Nancy could only nod. Her throat was too tight for words.

What followed was a flood of things she did not understand. A shot in her arm that stung. A cold bag of fluid connected to her arm by a long tube. Nurses telling her she must not get out of bed. Not for any reason.

They moved fast. They were fighting a war inside her body.

But none of their medicine could touch the cold fear growing inside her.

She was not ready. The twins were not ready.

If she lost them now…

She squeezed her eyes shut, forcing back a sob.

She would not let that happen. She could not.

---

Time moved strangely in the white hospital room.

The bad pains slowed down, but they did not go away completely. The doctor called it "threatened preterm labor." They had paused the storm, but the clouds were still there.

She would have to stay in the hospital, they said. In this bed. They would watch her and the babies every minute.

And still, Theodore did not call.

No message. No word. Nothing.

That night, Nancy lay in the hard hospital bed. Machines beeped softly around her. Wires connected her to screens that watched her babies' hearts.

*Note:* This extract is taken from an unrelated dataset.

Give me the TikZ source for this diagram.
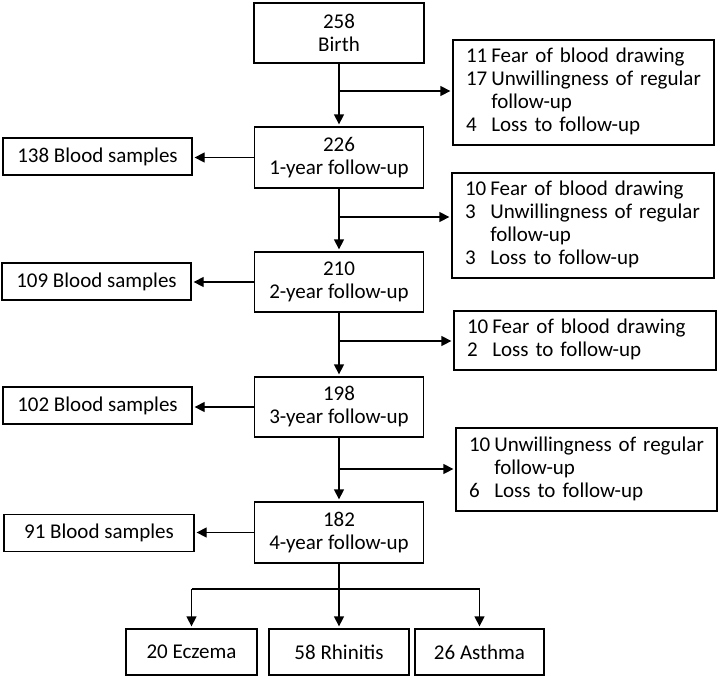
\documentclass[tikz,border=0pt]{standalone}
\usepackage{fontspec}
\setmainfont{Carlito}
\usetikzlibrary{arrows.meta}
\newcommand{\lowr}[1]{\raisebox{-3.5pt}{#1}}
\begin{document}
\begin{tikzpicture}[x=1pt,y=-1pt,
  every node/.style={font=\fontsize{21}{23}\selectfont},
  box/.style={draw,line width=1.3pt,inner sep=0pt,align=center},
  sidebox/.style={draw,line width=1.3pt,inner xsep=13pt,inner ysep=0pt,align=left},
  arr/.style={line width=1.3pt,-{Triangle[length=10pt,width=10pt]},shorten >=2pt},
  ln/.style={line width=1.3pt}]
\useasboundingbox (0,0) rectangle (722,678);
% main column
\node[box,minimum width=170,minimum height=60] (birth) at (339,33) {258\\Birth};
\node[box,minimum width=169,minimum height=61] (y1) at (339,157.5) {226\\1-year follow-up};
\node[box,minimum width=169,minimum height=60] (y2) at (339,282) {210\\2-year follow-up};
\node[box,minimum width=169,minimum height=60] (y3) at (339,407) {198\\3-year follow-up};
\node[box,minimum width=169,minimum height=61] (y4) at (339,532.5) {182\\4-year follow-up};
% blood samples
\node[box,minimum width=189,minimum height=37] (b1) at (97.5,156.5) {138 Blood samples};
\node[box,minimum width=189,minimum height=37] (b2) at (96.5,281.5) {109 Blood samples};
\node[box,minimum width=189,minimum height=37] (b3) at (97.5,405.5) {102 Blood samples};
\node[box,minimum width=190,minimum height=37] (b4) at (99,533) {91 Blood samples};
% exclusion boxes
\node[sidebox,text width=235,minimum height=105] (r1) at (583.5,92.5)
 {\lowr{\begin{tabular}{@{}l@{\hspace{4pt}}l@{}}11&Fear of blood drawing\\17&Unwillingness of regular\\&follow-up\\4&Loss to follow-up\end{tabular}}};
\node[sidebox,text width=236,minimum height=105] (r2) at (583,225.5)
 {\lowr{\begin{tabular}{@{}l@{\hspace{4pt}}l@{}}10&Fear of blood drawing\\3&Unwillingness of regular\\&follow-up\\3&Loss to follow-up\end{tabular}}};
\node[sidebox,text width=236,minimum height=59] (r3) at (585,340.5)
 {\lowr{\begin{tabular}{@{}l@{\hspace{4pt}}l@{}}10&Fear of blood drawing\\2&Loss to follow-up\end{tabular}}};
\node[sidebox,text width=235,minimum height=83] (r4) at (586.5,469.5)
 {\lowr{\begin{tabular}{@{}l@{\hspace{4pt}}l@{}}10&Unwillingness of regular\\&follow-up\\6&Loss to follow-up\end{tabular}}};
% outcomes
\node[box,minimum width=131,minimum height=46] (ecz) at (191.5,652) {20 Eczema};
\node[box,minimum width=140,minimum height=46] (rhi) at (339,652) {58 Rhinitis};
\node[box,minimum width=129,minimum height=46] (ast) at (479.5,652) {26 Asthma};
% junctions
\coordinate (j1) at (339,91);
\coordinate (j2) at (339,217);
\coordinate (j3) at (339,341);
\coordinate (j4) at (339,469);
\coordinate (bar) at (339,589);
% spine arrows
\draw[arr] (birth) -- (y1);
\draw[arr] (y1) -- (y2);
\draw[arr] (y2) -- (y3);
\draw[arr] (y3) -- (y4);
% side arrows
\draw[arr] (j1) -- (j1 -| r1.west);
\draw[arr] (j2) -- (j2 -| r2.west);
\draw[arr] (j3) -- (j3 -| r3.west);
\draw[arr] (j4) -- (j4 -| r4.west);
% blood arrows
\draw[arr] (y1.west) -- (y1.west -| b1.east);
\draw[arr] (y2.west) -- (y2.west -| b2.east);
\draw[arr] (y3.west) -- (y3.west -| b3.east);
\draw[arr] (y4.west) -- (y4.west -| b4.east);
% outcomes
\draw[ln] (y4.south) -- (bar);
\draw[ln] (bar -| ecz.north) -- (bar -| ast.north);
\draw[arr] (bar -| ecz.north) -- (ecz.north);
\draw[arr] (bar) -- (rhi.north);
\draw[arr] (bar -| ast.north) -- (ast.north);
\end{tikzpicture}
\end{document}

She put one hand on her stomach. She could feel the hard, round shape of it.

She started to talk. Soft words, just for them.

"I am here," she whispered into the quiet room. "I am right here. I am not going anywhere. You just have to stay with me. Please, stay with me."

She did not know if they could hear her. She did not know if it helped.

But it made her feel less alone.

For the first time since this whole terrible journey began, Nancy let the tears come. They were hot and quiet. They slid down her temples and wet the thin hospital pillow.

She cried for the two tiny lives fighting inside her.

She cried for the simple life she had lost.

She cried because she had started to believe Theodore would protect her,and in her worst moment, he was gone.

And she cried because, even though it made no sense, a stupid, stubborn part of her heart still wished he would walk through the door.